Tall Telephone Peas and Oregon Sugar Pod II
still under cover of course.  the rows of spinach and chard I planted didn't really make it - I had two spinach plants that made it through the cold weather in March.  That's ok, I decided to start some seeds inside this spring, and just planted the broccoli, spinach and chard outside under cover last night.

Sewing Room turned Plant Nursery

First Year for Asparagus
I am happiest about my new asparagus bed.  We love asparagus!  Even my granddaughter loves the tender shoots.  I prepared a bed for them in late winter, but made sure after I planted them that they were covered:
I kept peeking to see if anything was coming up, and was almost despairing after all the cold weather we had, when a few days ago I saw the first spears coming up!
Of course these won't get picked - these will turn into those lovely fronds, and then I will let them go for about two years before we pick any - but that is what gardening is all about - planting for the future.

Advantages of Row Cover
The great thing about row cover is that it lets through 70 - 85% of the light, and some of the water, so I don't have to worry about watering, and the tender plants are protected during the torrential spring downpours -  I don't have to worry about hailstorms, thunder showers, etc smashing new tender plants, or the cold wet soil rotting my seeds.  When there is a little sun, it warms the soil in the raised bed quickly.  Temps under the row cover are 10-15 degrees above outside air temps.  That means that on a really warm day (60 degrees?), I open the ends in the morning so the plants don't get overheated and close them at night.  If you have problems with bugs, or birds, you can use the summer weight row cover to protect your crops. (Check out the links for both summer weight and regular weight row cover)

Tomatoes from late spring 2010 - ready for row cover
Tomatoes in August 2010 - huge, prolific, thanks to the row cover
I made taller hoops and put row cover on in the fall, and we had tomatoes almost until thanksgiving - plenty for us, and plenty to give away to neighbors.

Final thoughts - Protect your investment
I know that having a garden is partly about saving money on food.
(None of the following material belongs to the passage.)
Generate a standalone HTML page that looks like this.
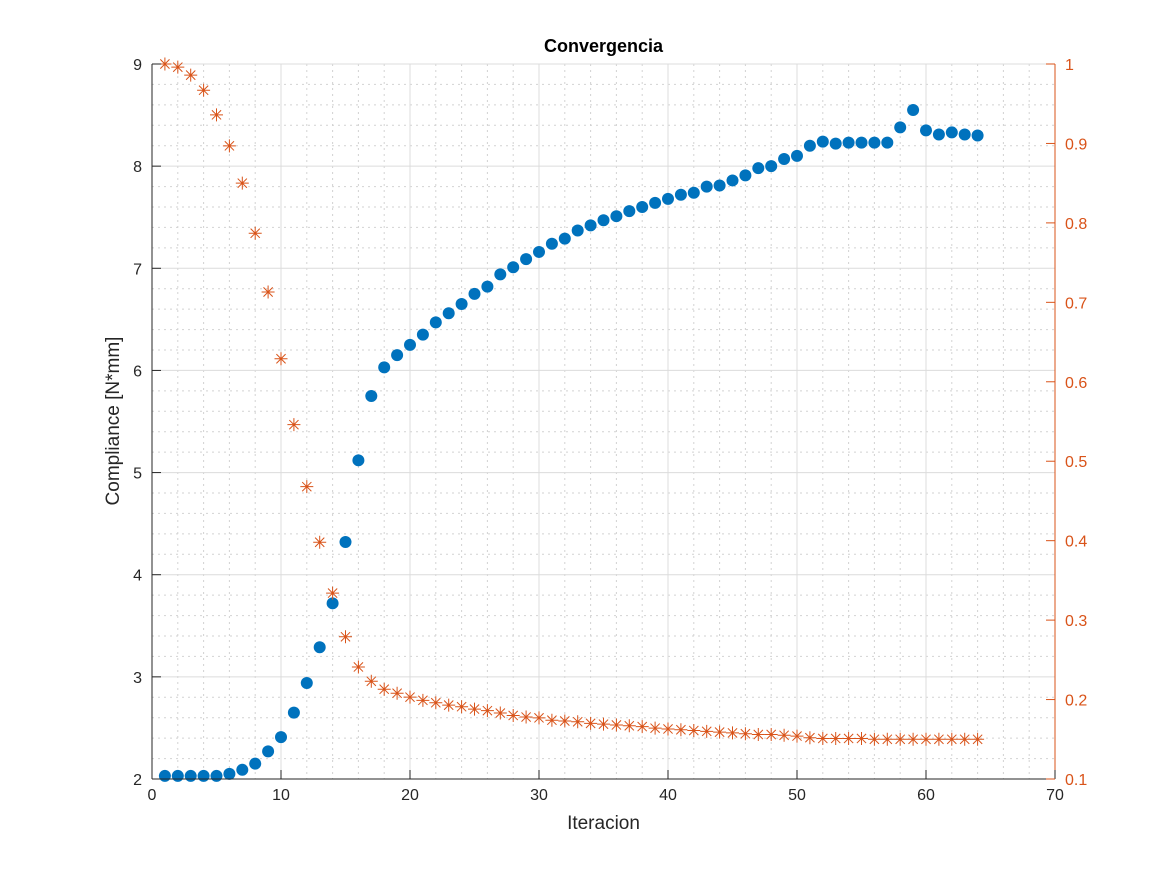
<!DOCTYPE html>
<html><head><meta charset="utf-8"><style>
body{margin:0;background:#fff}
svg{display:block;font-family:"Liberation Sans",sans-serif}
</style></head><body>
<svg id="chart" width="1167" height="875" viewBox="0 0 1167 875" xmlns="http://www.w3.org/2000/svg">
<rect width="1167" height="875" fill="#fff"/>
<g id="grid"></g><g id="marks"></g><g id="axes"></g>
</svg>
<script>
const iterations = Array.from({length:64},(_,i)=>i+1);
const compliance = [2.03,2.03,2.03,2.03,2.03,2.05,2.09,2.15,2.27,2.41,2.65,2.94,3.29,3.72,4.32,5.12,5.75,6.03,6.15,6.25,6.35,6.47,6.56,6.65,6.75,6.82,6.94,7.01,7.09,7.16,7.24,7.29,7.37,7.42,7.47,7.51,7.56,7.60,7.64,7.68,7.72,7.74,7.80,7.81,7.86,7.91,7.98,8.00,8.07,8.10,8.20,8.24,8.22,8.23,8.23,8.23,8.23,8.38,8.55,8.35,8.31,8.33,8.31,8.30];
const volume = [1.0,0.996,0.986,0.967,0.936,0.897,0.850,0.787,0.713,0.629,0.546,0.468,0.398,0.334,0.279,0.241,0.223,0.213,0.208,0.203,0.199,0.196,0.193,0.191,0.188,0.186,0.183,0.180,0.178,0.177,0.174,0.173,0.172,0.170,0.169,0.168,0.167,0.166,0.164,0.163,0.162,0.161,0.160,0.159,0.158,0.157,0.156,0.156,0.155,0.154,0.152,0.151,0.151,0.151,0.151,0.150,0.150,0.150,0.150,0.150,0.150,0.150,0.150,0.150];
const xTicks = [0,10,20,30,40,50,60,70];
const yLeftTicks = [2,3,4,5,6,7,8,9];
const yRightTicks = [0.1,0.2,0.3,0.4,0.5,0.6,0.7,0.8,0.9,1];

const L=152,R=1055,T=64,B=779;
const xs=v=>L+(v-0)/70*(R-L);
const yl=v=>B-(v-2)/7*(B-T);
const yr=v=>B-(v-0.1)/0.9*(B-T);
const NS='http://www.w3.org/2000/svg';
function mk(parent,tag,attrs,text){const e=document.createElementNS(NS,tag);for(const k in attrs)e.setAttribute(k,attrs[k]);if(text!==undefined)e.textContent=text;document.getElementById(parent).appendChild(e);return e;}
const BLUE='#0072BD',ORANGE='#D95319';

for(let v=0;v<=70;v+=2){if(v%10===0)continue;const e=mk('grid','line',{x1:xs(v),x2:xs(v),y1:T,y2:B,stroke:'#d2d2d2','stroke-dasharray':'2,4'});

}
for(let v=2;v<=9.001;v+=0.2){if(Math.abs(v-Math.round(v))<1e-6)continue;const e=mk('grid','line',{x1:L,x2:R,y1:yl(v),y2:yl(v),stroke:'#d2d2d2','stroke-dasharray':'2,4'});

}
xTicks.forEach(v=>{const e=mk('grid','line',{x1:xs(v),x2:xs(v),y1:T,y2:B,stroke:'#dcdcdc'});

});
yLeftTicks.forEach(v=>{const e=mk('grid','line',{x1:L,x2:R,y1:yl(v),y2:yl(v),stroke:'#dcdcdc'});

});

let a=mk('axes','line',{x1:L,x2:R,y1:B,y2:B,stroke:'#262626'});


a=mk('axes','line',{x1:L,x2:L,y1:T,y2:B,stroke:'#262626'});


a=mk('axes','line',{x1:R,x2:R,y1:T,y2:B,stroke:ORANGE});


xTicks.forEach(v=>{mk('axes','line',{x1:xs(v),x2:xs(v),y1:B,y2:B-9,stroke:'#262626'});
const t=mk('axes','text',{x:xs(v),y:B+21,'text-anchor':'middle','font-size':16,fill:'#262626'},v);

});
yLeftTicks.forEach(v=>{mk('axes','line',{x1:L,x2:L+9,y1:yl(v),y2:yl(v),stroke:'#262626'});
const t=mk('axes','text',{x:L-10,y:yl(v)+6,'text-anchor':'end','font-size':16,fill:'#262626'},v);

});
yRightTicks.forEach(v=>{mk('axes','line',{x1:R,x2:R-9,y1:yr(v),y2:yr(v),stroke:ORANGE});
const t=mk('axes','text',{x:R+10,y:yr(v)+6,'text-anchor':'start','font-size':16,fill:ORANGE},String(v));

});
let t=mk('axes','text',{x:(L+R)/2,y:52,'text-anchor':'middle','font-size':18,'font-weight':'bold',fill:'#000'},'Convergencia');


t=mk('axes','text',{x:(L+R)/2,y:829,'text-anchor':'middle','font-size':19,fill:'#262626'},'Iteracion');


t=mk('axes','text',{x:0,y:0,'text-anchor':'middle','font-size':19,fill:'#262626',transform:'translate(119,421) rotate(-90)'},'Compliance [N*mm]');



iterations.forEach((it,i)=>{
const c=mk('marks','circle',{cx:xs(it),cy:yl(compliance[i]),r:6,fill:BLUE});


const x=xs(it),y=yr(volume[i]),s=6.5,d=4.6;
const g=mk('marks','path',{d:`M${x-s},${y}H${x+s}M${x},${y-s}V${y+s}M${x-d},${y-d}L${x+d},${y+d}M${x-d},${y+d}L${x+d},${y-d}`,stroke:ORANGE,'stroke-width':1,fill:'none'});


});
</script>
</body></html>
And that there is a cost involved in purchasing garden supplies like this.  But this is all about the infrastructure of your garden.  why invest in seedlings if you can't protect them?  I used all the row cover I bought last year, and the row clips, and bought more this year to cover the rest of my boxes.  It withstood 60 mph gusts, without tearing.  I plan on using this row cover and clips and poly pipe for years before having to replace them - they will extend my growing season and protect my investment in seeds and plants.  And, you don't have to have raised beds to cover your plants - instructions with the clips show you how to cover your beds with just the rebar and poly pipe.
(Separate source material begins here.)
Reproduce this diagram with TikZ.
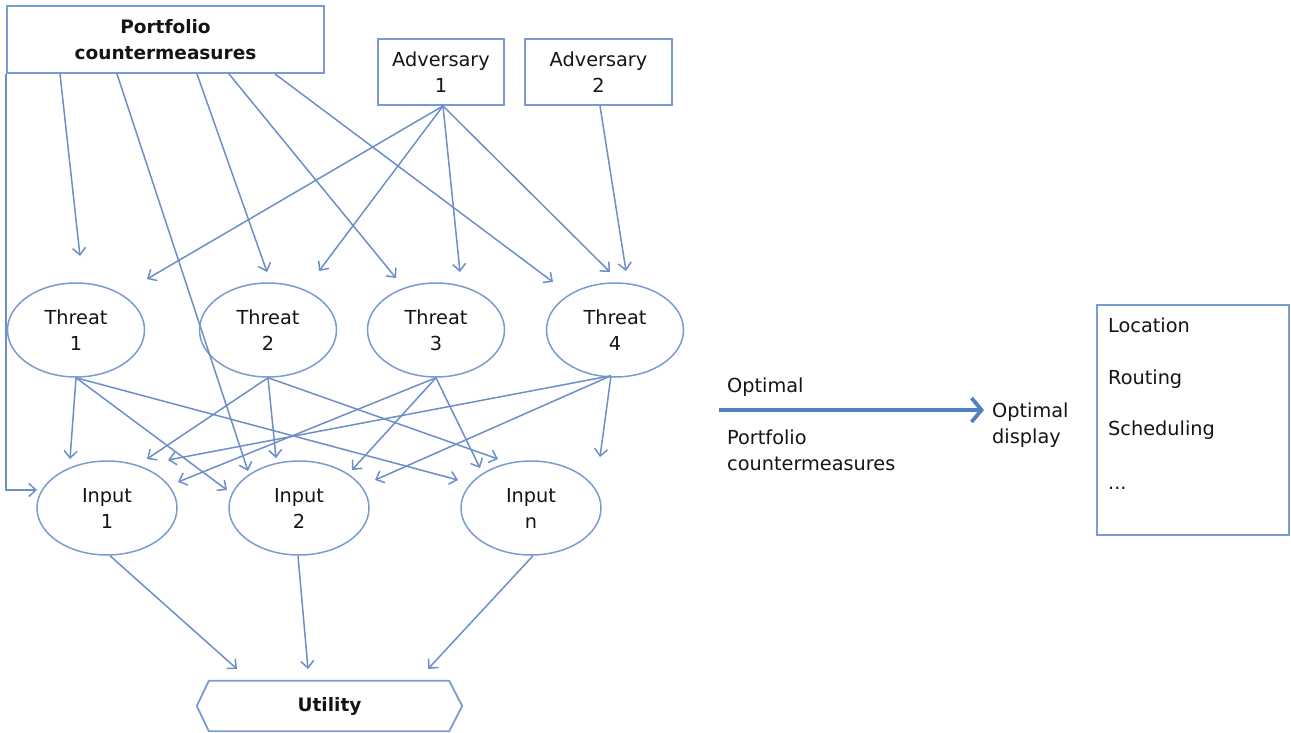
\documentclass[tikz,border=0pt]{standalone}
\usepackage{fontspec}
\setmainfont{DejaVu Sans}
\usetikzlibrary{shapes.geometric,arrows.meta,calc}
\definecolor{edgeblue}{RGB}{108,143,200}
\definecolor{boxblue}{RGB}{120,156,208}
\definecolor{arrowblue}{RGB}{79,129,189}
\definecolor{ink}{RGB}{20,20,20}
\begin{document}
\begin{tikzpicture}[x=1pt,y=-1pt,
  txt/.style={font=\fontsize{19.3}{26}\selectfont, text=ink, inner sep=0pt, align=center},
  bold/.style={font=\fontsize{18.5}{26}\selectfont\bfseries},
  box/.style={txt, draw=boxblue, line width=1.9pt, rectangle},
  oval/.style={txt, draw=boxblue, line width=1.5pt, ellipse,
    minimum width=137pt, minimum height=94pt},
  link/.style={draw=edgeblue, line width=1.5pt,
    -{Straight Barb[length=7pt,width=13pt]}},
  bigarrow/.style={draw=arrowblue, line width=3.8pt,
    -{Straight Barb[length=10pt,width=24pt]}}
]
\useasboundingbox (0,0) rectangle (1291,733);

% ---- top row ----
\node[box, bold, minimum width=317pt, minimum height=67pt]
  (pc) at (165.5,39.5) {Portfolio\\countermeasures};
\node[box, minimum width=126pt, minimum height=66pt] (a1) at (441,72) {Adversary\\1};
\node[box, minimum width=147pt, minimum height=66pt] (a2) at (598.5,72) {Adversary\\2};

% ---- threats ----
\node[oval] (t1) at (76,330)  {Threat\\1};
\node[oval] (t2) at (268,330) {Threat\\2};
\node[oval] (t3) at (436,330) {Threat\\3};
\node[oval] (t4) at (615,330) {Threat\\4};

% ---- inputs ----
\node[oval, minimum width=140pt] (i1) at (107,508) {Input\\1};
\node[oval, minimum width=140pt] (i2) at (299,508) {Input\\2};
\node[oval, minimum width=140pt] (in) at (531,508) {Input\\n};

% ---- utility (hexagon) ----
\node[txt, bold, minimum width=265pt, minimum height=50pt]
  (ut) at (329.5,706) {Utility};
\draw[boxblue, line width=1.8pt, line join=round]
  (ut.west) -- ($(ut.north west)+(12,0)$) -- ($(ut.north east)+(-13,0)$) -- (ut.east)
  -- ($(ut.south east)+(-13,0)$) -- ($(ut.south west)+(12,0)$) -- cycle;

% ---- countermeasures to threats and inputs ----
\draw[link] ($(pc.south)+(-105.5,0)$) -- ($(t1)+(4,-74)$);
\draw[link] ($(pc.south)+(-48.5,0)$)  -- ($(i2)+(-51,-37)$);
\draw[link] ($(pc.south)+(31.5,0)$)   -- ($(t2)+(-1,-58)$);
\draw[link] ($(pc.south)+(63.5,0)$)   -- ($(t3)+(-40,-52)$);
\draw[link] ($(pc.south)+(109.5,0)$)  -- ($(t4)+(-62,-48)$);
\draw[link] (pc.south west) |- ($(i1)+(-70,-18)$);

% ---- adversaries to threats ----
\draw[link] ($(a1.south)+(2,0)$) -- ($(t1)+(71,-51)$);
\draw[link] ($(a1.south)+(2,0)$) -- ($(t2)+(51,-59)$);
\draw[link] ($(a1.south)+(2,0)$) -- ($(t3)+(24,-58)$);
\draw[link] ($(a1.south)+(2,0)$) -- ($(t4)+(-5,-58)$);
\draw[link] ($(a2.south)+(1.5,0)$) -- ($(t4)+(11,-59)$);

% ---- threats to inputs ----
\draw[link] (t1.south) -- ($(i1)+(-37,-49)$);
\draw[link] (t1.south) -- ($(i2)+(-72,-18)$);
\draw[link] (t1.south) -- ($(in)+(-73,-28)$);
\draw[link] (t2.south) -- ($(i1)+(40,-49)$);
\draw[link] (t2.south) -- ($(i2)+(-23,-50)$);
\draw[link] (t2.south) -- ($(in)+(-33,-49)$);
\draw[link] (t3.south) -- ($(i1)+(71,-26)$);
\draw[link] (t3.south) -- ($(i2)+(53,-38)$);
\draw[link] (t3.south) -- ($(in)+(-51,-40)$);
\draw[link] ($(t4.south)+(-4,-2)$) -- ($(i1)+(61,-48)$);
\draw[link] ($(t4.south)+(-4,-2)$) -- ($(i2)+(76,-28)$);
\draw[link] ($(t4.south)+(-4,-2)$) -- ($(in)+(69,-51)$);

% ---- inputs to utility ----
\draw[link] ($(i1.south)+(3,0)$) -- ($(ut)+(-92.5,-37)$);
\draw[link] ($(i2.south)+(-1,0)$) -- ($(ut)+(-21.5,-37)$);
\draw[link] ($(in.south)+(2,0)$) -- ($(ut)+(98.5,-37)$);

% ---- optimal portfolio to display ----
\node[txt, anchor=base west] (ol) at (727,392) {Optimal};
\node[txt, anchor=west, align=left] (op) at (727,450) {Portfolio\\countermeasures};
\node[txt, anchor=west, align=left] (od) at (992,425) {Optimal\\display};
\coordinate (as) at (719,410);
\draw[bigarrow] (as) -- ($(as -| od.west)+(-8,0)$);

% ---- display options ----
\node[draw=boxblue, line width=1.9pt, minimum width=192pt, minimum height=230pt, inner sep=0pt]
  (rb) at (1193,420) {};
\node[txt, anchor=base west] (loc) at (1108,332) {Location};
\node[txt, anchor=base west] (rou) at (1108,384) {Routing};
\node[txt, anchor=base west] (sch) at (1108,435) {Scheduling};
\node[txt, anchor=base west] (dots) at (1108,489) {...};
\end{tikzpicture}
\end{document}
Good luck beating Mother Nature!


  1. If you are buying row cover now, get the lighter stuff - I am switching over to that now on my boxes. Keeps bugs out, gives me an extra 10 degrees on my tomatoes, keeps delicate plants from being smashed by the spring rains. Just an FYI.

    Another source for clips:
    Thanks to Margaret for this FYI. these are from Australia - a bit more expensive and will take longer to arrive, but if you have arthritis or getting clips off and on are an issue, these might be the ticket. They are kind of like a hair clip, so you squeeze it open; the ones Margaret got have a locking mechanism. So now you have two choices. (If you live in the Willamette Valley and were going to run down to Nichols to pick up clips and row cover, call first - they are running low)

  2. It was supposed to be over 60 degrees today, so I took off most of my row covers. If you don't want to go to all that trouble, at least open the ends, so it doesn't get too hot. tomorrow it is supposed to be in the seventies, so they will come off tomorrow also. But since it is still in the forties at night, row covers go back on at dusk. It is a bit more work, but worth the effort.